> Collected data
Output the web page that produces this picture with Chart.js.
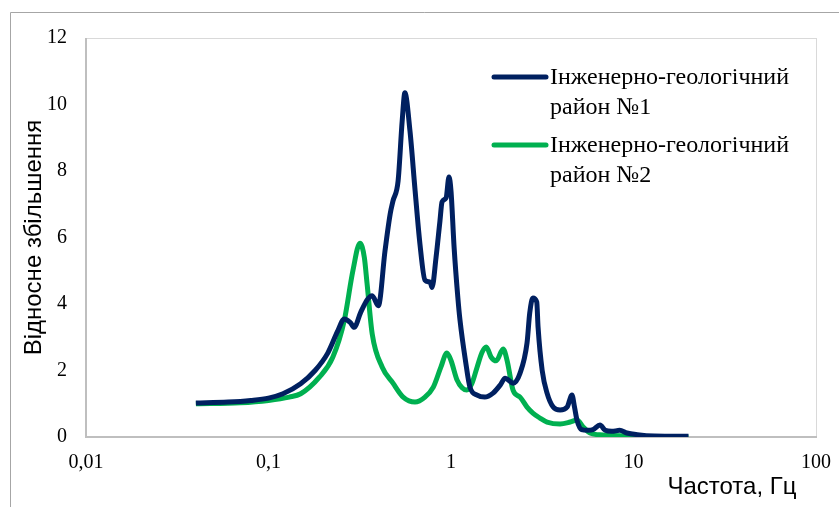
<!DOCTYPE html>
<html>
<head>
<meta charset="utf-8">
<script src="https://cdn.jsdelivr.net/npm/chart.js@4"></script>
<style>
    body { margin: 0; background: #fff; }
    #box { width: 839px; height: 507px; }
</style>
</head>
<body>
<div id="box"><canvas id="grafico1"></canvas></div>
<script>
const ctx = document.getElementById('grafico1')

let nomes = ['Інженерно-геологічний район №1', 'Інженерно-геологічний район №2']
let cores = ['#002060', '#00B050']

let freq1 = [0.04, 0.06, 0.08, 0.1, 0.12, 0.15, 0.18, 0.21, 0.24, 0.26, 0.28, 0.295, 0.32, 0.35, 0.37, 0.4,
    0.435, 0.464, 0.481, 0.513, 0.54, 0.559, 0.596, 0.636, 0.676, 0.72, 0.77, 0.787, 0.828, 0.87, 0.893, 0.94,
    0.975, 1.0, 1.04, 1.09, 1.12, 1.2, 1.27, 1.39, 1.53, 1.7, 1.86, 1.98, 2.19, 2.39, 2.61, 2.7, 2.81, 2.95,
    3.0, 3.16, 3.36, 3.63, 3.96, 4.33, 4.6, 4.75, 4.9, 5.2, 5.6, 6.0, 6.55, 7.0, 7.6, 8.4, 9.2, 10.5, 13, 20]
let amp1 = [1.02, 1.05, 1.1, 1.17, 1.3, 1.6, 2.0, 2.5, 3.2, 3.55, 3.45, 3.3, 3.75, 4.15, 4.25, 3.95,
    5.6, 6.7, 7.1, 7.7, 9.5, 10.35, 9.2, 7.4, 5.8, 4.72, 4.65, 4.5, 5.4, 6.5, 7.07, 7.19,
    7.82, 7.4, 5.7, 4.2, 3.52, 2.3, 1.5, 1.26, 1.2, 1.32, 1.56, 1.77, 1.62, 1.92, 2.83, 3.73, 4.18, 4.06,
    3.3, 2.0, 1.32, 0.9, 0.81, 0.9, 1.26, 0.9, 0.51, 0.22, 0.2, 0.22, 0.36, 0.2, 0.17, 0.2, 0.12, 0.07, 0.03, 0.02]

let freq2 = [0.04, 0.07, 0.1, 0.13, 0.15, 0.19, 0.225, 0.26, 0.29, 0.317, 0.335, 0.347, 0.37, 0.42, 0.481,
    0.547, 0.635, 0.72, 0.8, 0.88, 0.95, 1.0, 1.08, 1.15, 1.22, 1.3, 1.39, 1.48, 1.56, 1.66, 1.77, 1.93,
    2.03, 2.19, 2.39, 2.61, 2.81, 3.07, 3.36, 3.96, 4.5, 4.9, 5.3, 5.78, 6.8, 8.5, 10, 14, 20]
let amp2 = [1.0, 1.03, 1.1, 1.2, 1.3, 1.8, 2.4, 3.5, 5.0, 5.83, 5.4, 4.6, 3.1, 2.1, 1.62,
    1.2, 1.05, 1.2, 1.5, 2.1, 2.53, 2.3, 1.71, 1.48, 1.41, 1.6, 2.1, 2.55, 2.71, 2.4, 2.29, 2.65,
    2.3, 1.4, 1.2, 0.9, 0.72, 0.57, 0.45, 0.39, 0.45, 0.51, 0.3, 0.12, 0.06, 0.04, 0.02, 0.01, 0.0]

let ticksX = [0.01, 0.1, 1, 10, 100]
let labelsX = ['0,01', '0,1', '1', '10', '100']

const serif = "'Liberation Serif', 'Times New Roman', serif"
const sans = "'Liberation Sans', Arial, sans-serif"

const pontos = (xs, ys) => xs.map((x, i) => ({ x: x, y: ys[i] }))

// moldura, legenda e titulo do eixo X
const extras = {
    id: 'extras',
    beforeDraw(chart) {
        const c = chart.ctx
        c.save()
        c.strokeStyle = '#a6a6a6'
        c.lineWidth = 1
        c.beginPath()
        c.moveTo(10.5, chart.height)
        c.lineTo(10.5, 12.5)
        c.lineTo(chart.width, 12.5)
        c.stroke()
        c.restore()
    },
    beforeDatasetsDraw(chart) {
        const a = chart.chartArea
        const c = chart.ctx
        c.save()
        c.strokeStyle = '#d9d9d9'
        c.lineWidth = 1
        c.strokeRect(a.left + 0.5, a.top + 0.5, a.right - a.left, a.bottom - a.top)
        c.strokeStyle = '#bfbfbf'
        c.lineWidth = 2
        c.beginPath()
        c.moveTo(a.left, a.top)
        c.lineTo(a.left, a.bottom)
        c.lineTo(a.right + 1, a.bottom)
        c.stroke()
        c.restore()
    },
    afterDraw(chart) {
        const c = chart.ctx
        c.save()
        chart.data.datasets.forEach((ds, i) => {
            const y = 77 + i * 68
            c.strokeStyle = ds.borderColor
            c.lineWidth = 5
            c.lineCap = 'round'
            c.beginPath()
            c.moveTo(494, y)
            c.lineTo(546, y)
            c.stroke()
            c.fillStyle = '#000'
            c.font = '24px ' + serif
            c.textBaseline = 'middle'
            c.textAlign = 'left'
            const partes = ds.label.split(' район')
            c.fillText(partes[0], 550, y + 1)
            c.fillText('район' + partes[1], 550, y + 31)
        })
        c.font = '24px ' + sans
        c.textAlign = 'center'
        c.textBaseline = 'middle'
        c.fillText('Частота, Гц', 732, 487)
        c.restore()
    }
}

let grafico1 = new Chart(ctx, {
    type: 'line',
    data: {
        datasets: [
            { label: nomes[0], data: pontos(freq1, amp1), borderColor: cores[0], borderWidth: 5 },
            { label: nomes[1], data: pontos(freq2, amp2), borderColor: cores[1], borderWidth: 5 }
        ]
    },
    options: {
        responsive: true,
        maintainAspectRatio: false,
        animation: false,
        cubicInterpolationMode: 'monotone',
        pointRadius: 0,
        layout: { padding: { top: 38, right: 23, left: 0, bottom: 0 } },
        plugins: {
            legend: { display: false },
            tooltip: { enabled: false }
        },
        scales: {
            x: {
                type: 'logarithmic',
                min: 0.01,
                max: 100,
                grid: { display: false, drawTicks: false },
                border: { display: false },
                afterBuildTicks: (s) => { s.ticks = ticksX.map(v => ({ value: v })) },
                afterFit: (s) => {
                    s.height = 70
                    s.paddingLeft = 0
                    s.paddingRight = 0
                },
                ticks: {
                    color: '#000',
                    padding: 14,
                    maxRotation: 0,
                    autoSkip: false,
                    font: { family: serif, size: 20 },
                    callback: (v, i) => labelsX[i]
                }
            },
            y: {
                min: 0,
                max: 12,
                grid: { display: false, drawTicks: false },
                border: { display: false },
                afterFit: (s) => { s.width = 86 },
                title: {
                    display: true,
                    text: 'Відносне збільшення',
                    color: '#000',
                    padding: { top: 20, bottom: 0 },
                    font: { family: sans, size: 24 }
                },
                ticks: {
                    stepSize: 2,
                    color: '#000',
                    padding: 19,
                    font: { family: serif, size: 20 }
                }
            }
        }
    },
    plugins: [extras]
})
</script>
</body>
</html>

> Your task
Print, exactly as written, the lines above from the first one to the one containing "let labelsX = ['0,01', '0,1', '1', '10', '100']". Leave out pictures.

> Response to this task
Output the web page that produces this picture with Chart.js.
<!DOCTYPE html>
<html>
<head>
<meta charset="utf-8">
<script src="https://cdn.jsdelivr.net/npm/chart.js@4"></script>
<style>
    body { margin: 0; background: #fff; }
    #box { width: 839px; height: 507px; }
</style>
</head>
<body>
<div id="box"><canvas id="grafico1"></canvas></div>
<script>
const ctx = document.getElementById('grafico1')

let nomes = ['Інженерно-геологічний район №1', 'Інженерно-геологічний район №2']
let cores = ['#002060', '#00B050']

let freq1 = [0.04, 0.06, 0.08, 0.1, 0.12, 0.15, 0.18, 0.21, 0.24, 0.26, 0.28, 0.295, 0.32, 0.35, 0.37, 0.4,
    0.435, 0.464, 0.481, 0.513, 0.54, 0.559, 0.596, 0.636, 0.676, 0.72, 0.77, 0.787, 0.828, 0.87, 0.893, 0.94,
    0.975, 1.0, 1.04, 1.09, 1.12, 1.2, 1.27, 1.39, 1.53, 1.7, 1.86, 1.98, 2.19, 2.39, 2.61, 2.7, 2.81, 2.95,
    3.0, 3.16, 3.36, 3.63, 3.96, 4.33, 4.6, 4.75, 4.9, 5.2, 5.6, 6.0, 6.55, 7.0, 7.6, 8.4, 9.2, 10.5, 13, 20]
let amp1 = [1.02, 1.05, 1.1, 1.17, 1.3, 1.6, 2.0, 2.5, 3.2, 3.55, 3.45, 3.3, 3.75, 4.15, 4.25, 3.95,
    5.6, 6.7, 7.1, 7.7, 9.5, 10.35, 9.2, 7.4, 5.8, 4.72, 4.65, 4.5, 5.4, 6.5, 7.07, 7.19,
    7.82, 7.4, 5.7, 4.2, 3.52, 2.3, 1.5, 1.26, 1.2, 1.32, 1.56, 1.77, 1.62, 1.92, 2.83, 3.73, 4.18, 4.06,
    3.3, 2.0, 1.32, 0.9, 0.81, 0.9, 1.26, 0.9, 0.51, 0.22, 0.2, 0.22, 0.36, 0.2, 0.17, 0.2, 0.12, 0.07, 0.03, 0.02]

let freq2 = [0.04, 0.07, 0.1, 0.13, 0.15, 0.19, 0.225, 0.26, 0.29, 0.317, 0.335, 0.347, 0.37, 0.42, 0.481,
    0.547, 0.635, 0.72, 0.8, 0.88, 0.95, 1.0, 1.08, 1.15, 1.22, 1.3, 1.39, 1.48, 1.56, 1.66, 1.77, 1.93,
    2.03, 2.19, 2.39, 2.61, 2.81, 3.07, 3.36, 3.96, 4.5, 4.9, 5.3, 5.78, 6.8, 8.5, 10, 14, 20]
let amp2 = [1.0, 1.03, 1.1, 1.2, 1.3, 1.8, 2.4, 3.5, 5.0, 5.83, 5.4, 4.6, 3.1, 2.1, 1.62,
    1.2, 1.05, 1.2, 1.5, 2.1, 2.53, 2.3, 1.71, 1.48, 1.41, 1.6, 2.1, 2.55, 2.71, 2.4, 2.29, 2.65,
    2.3, 1.4, 1.2, 0.9, 0.72, 0.57, 0.45, 0.39, 0.45, 0.51, 0.3, 0.12, 0.06, 0.04, 0.02, 0.01, 0.0]

let ticksX = [0.01, 0.1, 1, 10, 100]
let labelsX = ['0,01', '0,1', '1', '10', '100']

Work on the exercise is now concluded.